双臂巡检机器人位姿变化下沿悬链线行走能力分析

为解决双臂巡检机器人沿输电线行走过程中存在的行走轮受力不均，易打滑脱线等问题，提出一种移动关节主动调节方法.分别建立了传统的双臂巡检机器人、带柔索双臂巡检机器人和带移动关节双臂巡检机器人行走轮受力模型，对比分析发现:机器人在最佳位姿状态下，受力情况最好，不易发生打滑问题.建立了巡检机器人关节变化的动力学模型并设计主动控制器，对机器人行走越障和沿线行走两种工况进行了仿真模拟.所设计的控制器能够协助机器人完成大坡度巡航与行走越障工作，并能够有效抑制关节振荡问题，缩短响应时间.最后开展了机器人行走越障与不同坡度行走实验，表明所设计的控制器能够辅助机器人完成巡检任务，有效抑制了行走打滑问题.

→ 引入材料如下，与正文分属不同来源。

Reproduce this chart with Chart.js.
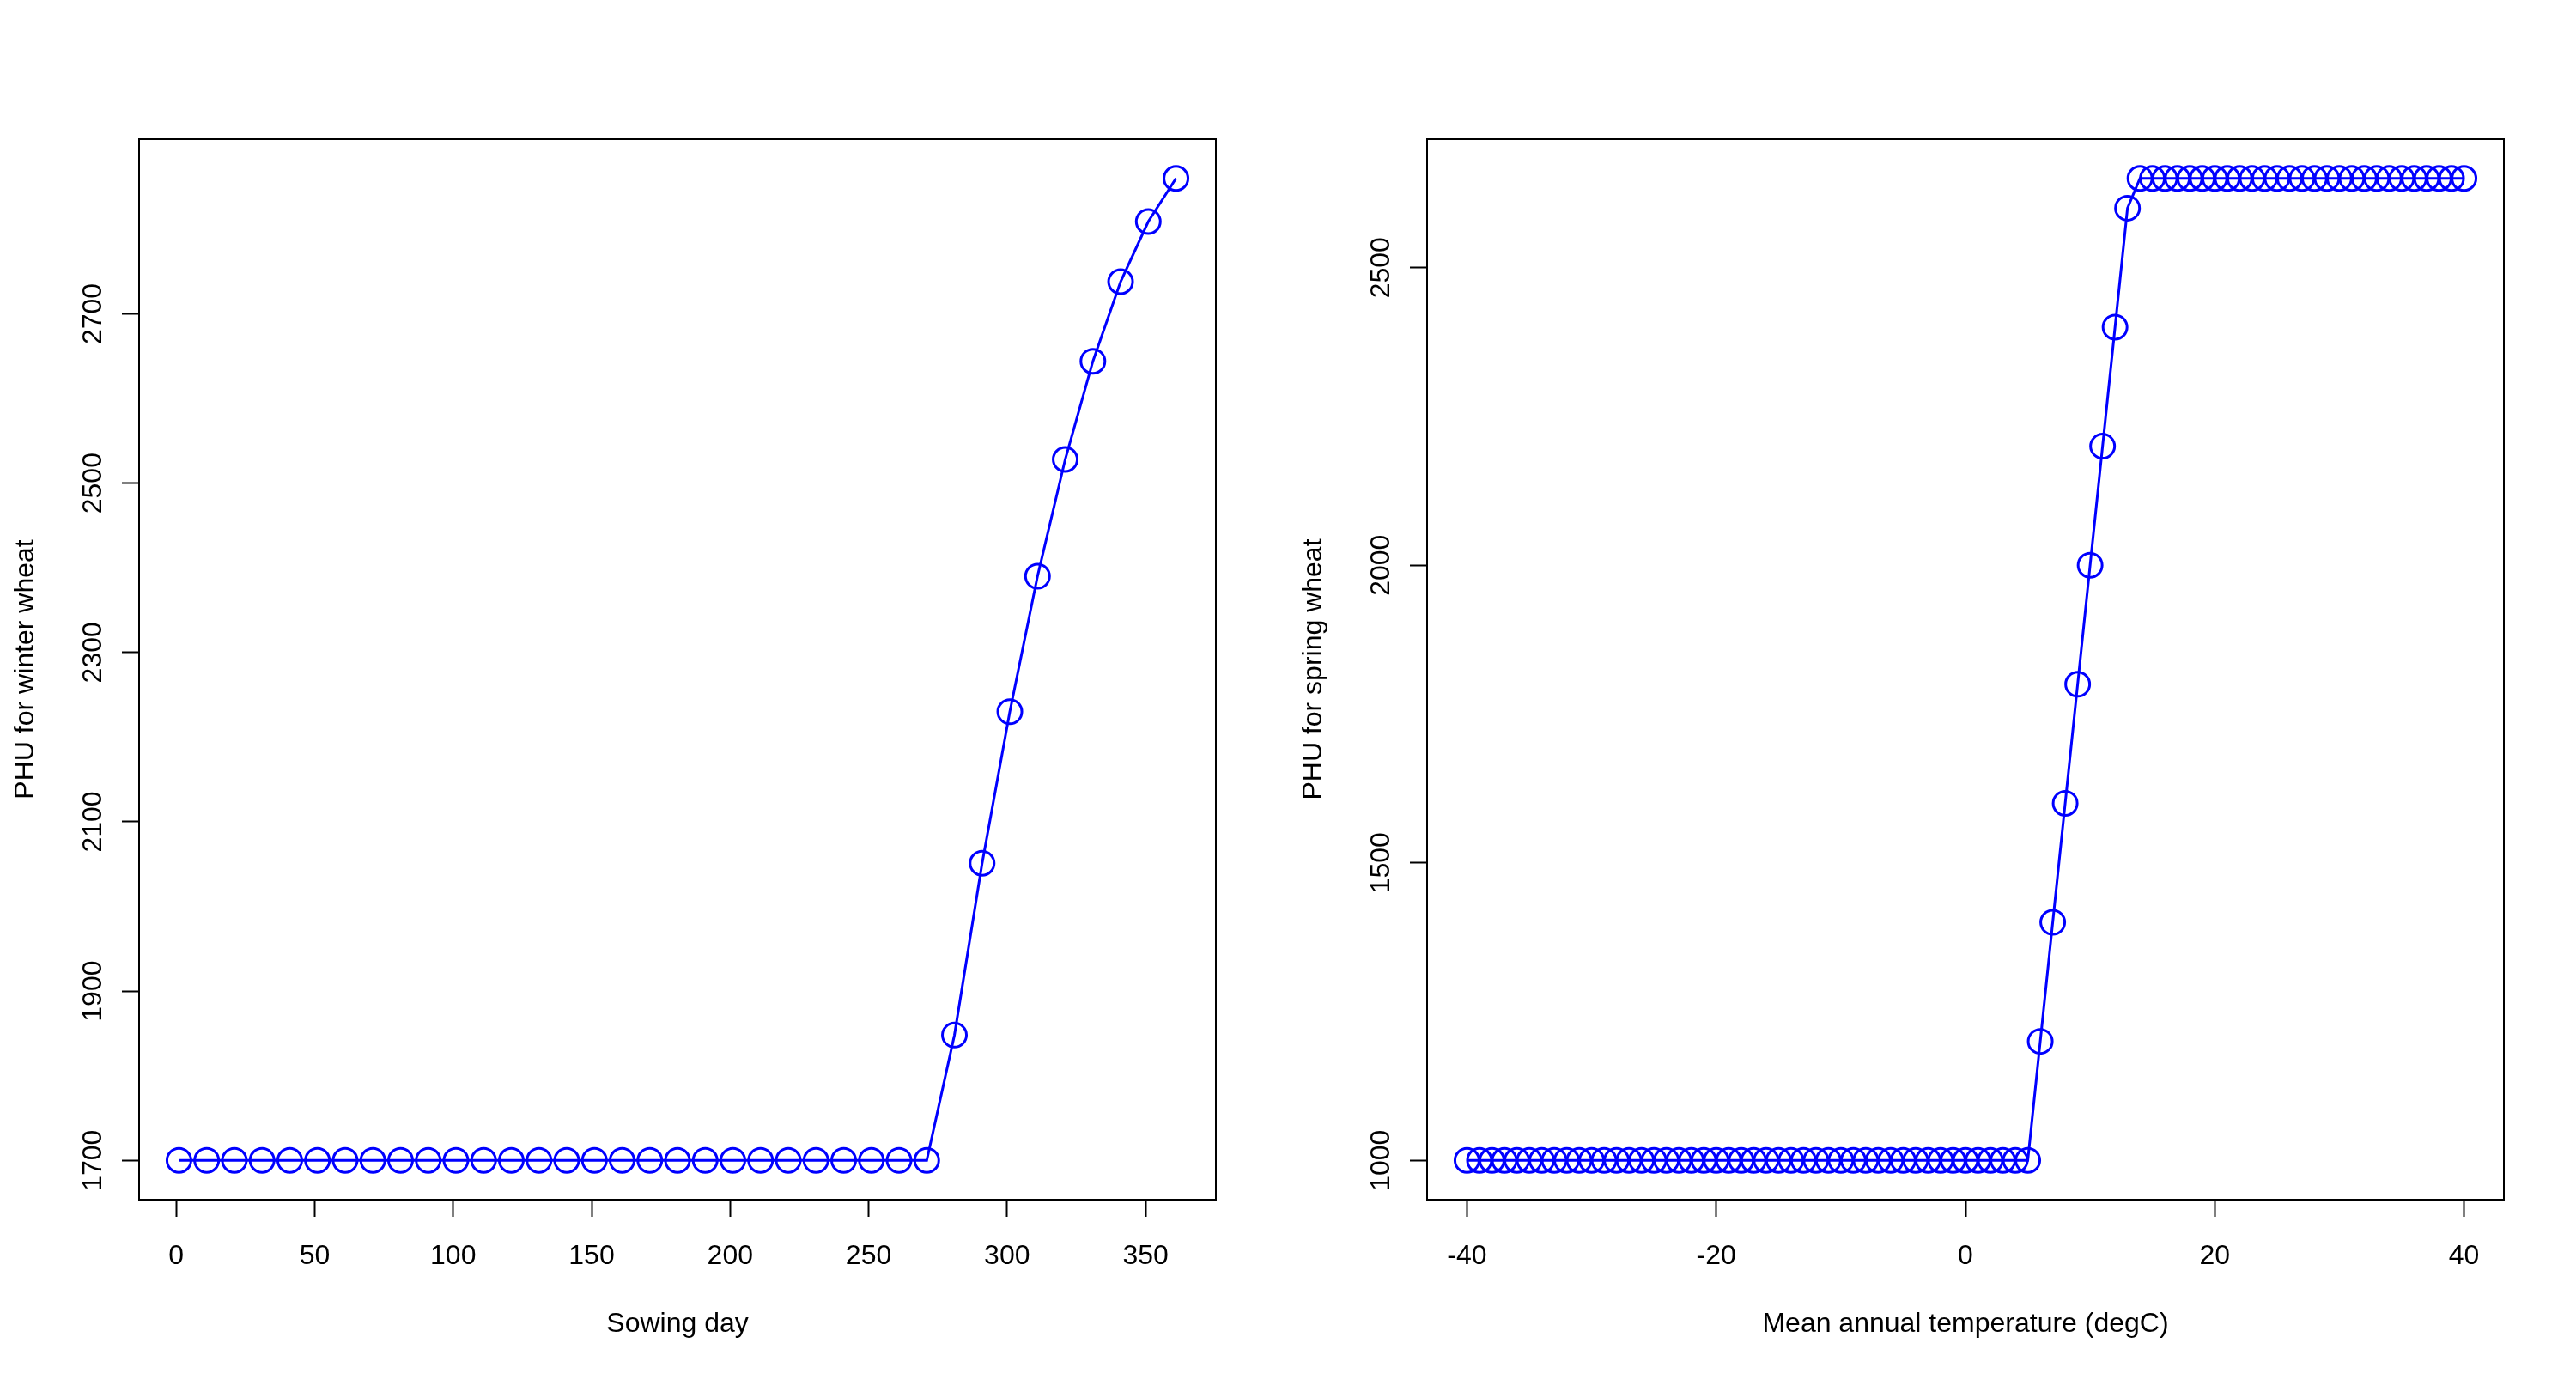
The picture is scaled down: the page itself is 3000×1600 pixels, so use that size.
<!DOCTYPE html>
<html>
<head>
<meta charset="utf-8">
<script src="https://cdn.jsdelivr.net/npm/chart.js@4.4.1/dist/chart.umd.min.js"></script>
<style>
  html, body { margin: 0; padding: 0; background: #fff; }
  #wrap { position: relative; width: 3000px; height: 1600px; }
  .panel { position: absolute; top: 0; width: 1500px; height: 1600px; }
</style>
</head>
<body>
<div id="wrap">
  <div class="panel" style="left:0"><canvas id="winter" width="1500" height="1600"></canvas></div>
  <div class="panel" style="left:1500px"><canvas id="spring" width="1500" height="1600"></canvas></div>
</div>
<script>
// left panel: sowing day vs PHU for winter wheat
const sowingDays = [1, 11, 21, 31, 41, 51, 61, 71, 81, 91, 101, 111, 121, 131, 141, 151, 161, 171, 181,
  191, 201, 211, 221, 231, 241, 251, 261, 271, 281, 291, 301, 311, 321, 331, 341, 351, 361];
const winterPHU = [1700, 1700, 1700, 1700, 1700, 1700, 1700, 1700, 1700, 1700, 1700, 1700, 1700, 1700,
  1700, 1700, 1700, 1700, 1700, 1700, 1700, 1700, 1700, 1700, 1700, 1700, 1700, 1700,
  1848, 2051, 2230, 2390, 2528, 2644, 2738, 2809, 2860];
const sowingTicks = [0, 50, 100, 150, 200, 250, 300, 350];
const winterTicks = [1700, 1900, 2100, 2300, 2500, 2700];

// right panel: mean annual temperature vs PHU for spring wheat
const meanTemps = [-40, -39, -38, -37, -36, -35, -34, -33, -32, -31, -30, -29, -28, -27, -26, -25, -24,
  -23, -22, -21, -20, -19, -18, -17, -16, -15, -14, -13, -12, -11, -10, -9, -8, -7, -6, -5, -4, -3,
  -2, -1, 0, 1, 2, 3, 4, 5, 6, 7, 8, 9, 10, 11, 12, 13, 14, 15, 16, 17, 18, 19, 20, 21, 22, 23, 24,
  25, 26, 27, 28, 29, 30, 31, 32, 33, 34, 35, 36, 37, 38, 39, 40];
const springPHU = [1000, 1000, 1000, 1000, 1000, 1000, 1000, 1000, 1000, 1000, 1000, 1000, 1000, 1000,
  1000, 1000, 1000, 1000, 1000, 1000, 1000, 1000, 1000, 1000, 1000, 1000, 1000, 1000, 1000, 1000,
  1000, 1000, 1000, 1000, 1000, 1000, 1000, 1000, 1000, 1000, 1000, 1000, 1000, 1000, 1000, 1000,
  1200, 1400, 1600, 1800, 2000, 2200, 2400, 2600,
  2650, 2650, 2650, 2650, 2650, 2650, 2650, 2650, 2650, 2650, 2650, 2650, 2650, 2650, 2650, 2650,
  2650, 2650, 2650, 2650, 2650, 2650, 2650, 2650, 2650, 2650, 2650];
const tempTicks = [-40, -20, 0, 20, 40];
const springTicks = [1000, 1500, 2000, 2500];

const FONT = '"Liberation Sans", Arial, Helvetica, sans-serif';

// R-style box round the plot plus y labels written along the axis
const rBox = {
  id: 'rBox',
  afterDraw(chart) {
    const { ctx, chartArea: a } = chart;
    ctx.save();
    ctx.strokeStyle = '#000';
    ctx.lineWidth = 2;
    ctx.strokeRect(a.left, a.top, a.right - a.left, a.bottom - a.top);
    const y = chart.scales.y;
    ctx.fillStyle = '#000';
    ctx.font = '32px ' + FONT;
    ctx.textAlign = 'center';
    ctx.textBaseline = 'alphabetic';
    y.ticks.forEach(t => {
      ctx.save();
      ctx.translate(118, y.getPixelForValue(t.value));
      ctx.rotate(-Math.PI / 2);
      ctx.fillText(String(t.value), 0, 0);
      ctx.restore();
    });
    ctx.restore();
  }
};

function makePlot(id, xs, ys, xTicks, yTicks, xMin, xMax, yMin, yMax, xTitle, yTitle) {
  const ctx = document.getElementById(id).getContext('2d');
  return new Chart(ctx, {
    type: 'line',
    data: {
      datasets: [{
        data: xs.map((x, i) => ({ x: x, y: ys[i] })),
        borderColor: '#0000ff',
        borderWidth: 3,
        pointRadius: 14,
        pointBorderWidth: 3,
        pointBorderColor: '#0000ff',
        pointBackgroundColor: 'rgba(0,0,0,0)',
        tension: 0,
        fill: false,
        clip: false
      }]
    },
    options: {
      responsive: false,
      animation: false,
      devicePixelRatio: 1,
      layout: { padding: { top: 162, right: 84, bottom: 0, left: 0 } },
      plugins: { legend: { display: false }, tooltip: { enabled: false } },
      scales: {
        x: {
          type: 'linear',
          min: xMin,
          max: xMax,
          afterBuildTicks: s => { s.ticks = xTicks.map(v => ({ value: v })); },
          afterFit: s => { s.height = 203; },
          border: { display: false },
          grid: { drawOnChartArea: false, drawTicks: true, tickLength: 20, tickWidth: 2, tickColor: '#000' },
          ticks: { color: '#000', font: { family: FONT, size: 32 }, padding: 27, maxRotation: 0, autoSkip: false },
          title: { display: true, text: xTitle, color: '#000', font: { family: FONT, size: 32 },
                   padding: { top: 0, bottom: 39 } }
        },
        y: {
          type: 'linear',
          min: yMin,
          max: yMax,
          afterBuildTicks: s => { s.ticks = yTicks.map(v => ({ value: v })); },
          afterFit: s => { s.width = 162; },
          border: { display: false },
          grid: { drawOnChartArea: false, drawTicks: true, tickLength: 20, tickWidth: 2, tickColor: '#000' },
          ticks: { display: false },
          title: { display: true, text: yTitle, color: '#000', font: { family: FONT, size: 32 },
                   padding: { top: 11, bottom: 0 } }
        }
      }
    },
    plugins: [rBox]
  });
}

makePlot('winter', sowingDays, winterPHU, sowingTicks, winterTicks,
  -13.4, 375.4, 1653.6, 2906.4, 'Sowing day', 'PHU for winter wheat');
makePlot('spring', meanTemps, springPHU, tempTicks, springTicks,
  -43.2, 43.2, 934, 2716, 'Mean annual temperature (degC)', 'PHU for spring wheat');
</script>
</body>
</html>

Analysis on the Walking Ability of Dual-arm Inspection Robots Along Catenary Lines with Posture Changes

A dual-arm inspection robot walking along catenary lines has such problems as the uneven force of the robot’s wheels and slipping on the lines， an active adjustment method of the moving joints is proposed to solve these problems. The force models of the robot walking wheels are established respectively， which are the traditional dual-arm inspection robot， the dual-arm inspection robot with flexible cables and the dual-arm inspection robot with moving joints. The comparative analysis shows that when the robot is in the best position and posture， the walking wheels have the best stress， and the robot is not likely to slip. The dynamic model of the inspection robot’s joint changes is established and the joint controller is designed. Simulations are carried out on two working conditions of obstacle crossing and line walking. The designed controller can assist the robot to complete the tasks of obstacle crossing and large-slope cruise. The application of the controller can effectively handle the joint vibration problem and shorten the response time. Finally， experiments of robot walking over obstacles and walking on different slopes are carried out. The results show that the designed controller can assist the robot to complete the inspection task and handle the walking slip problem.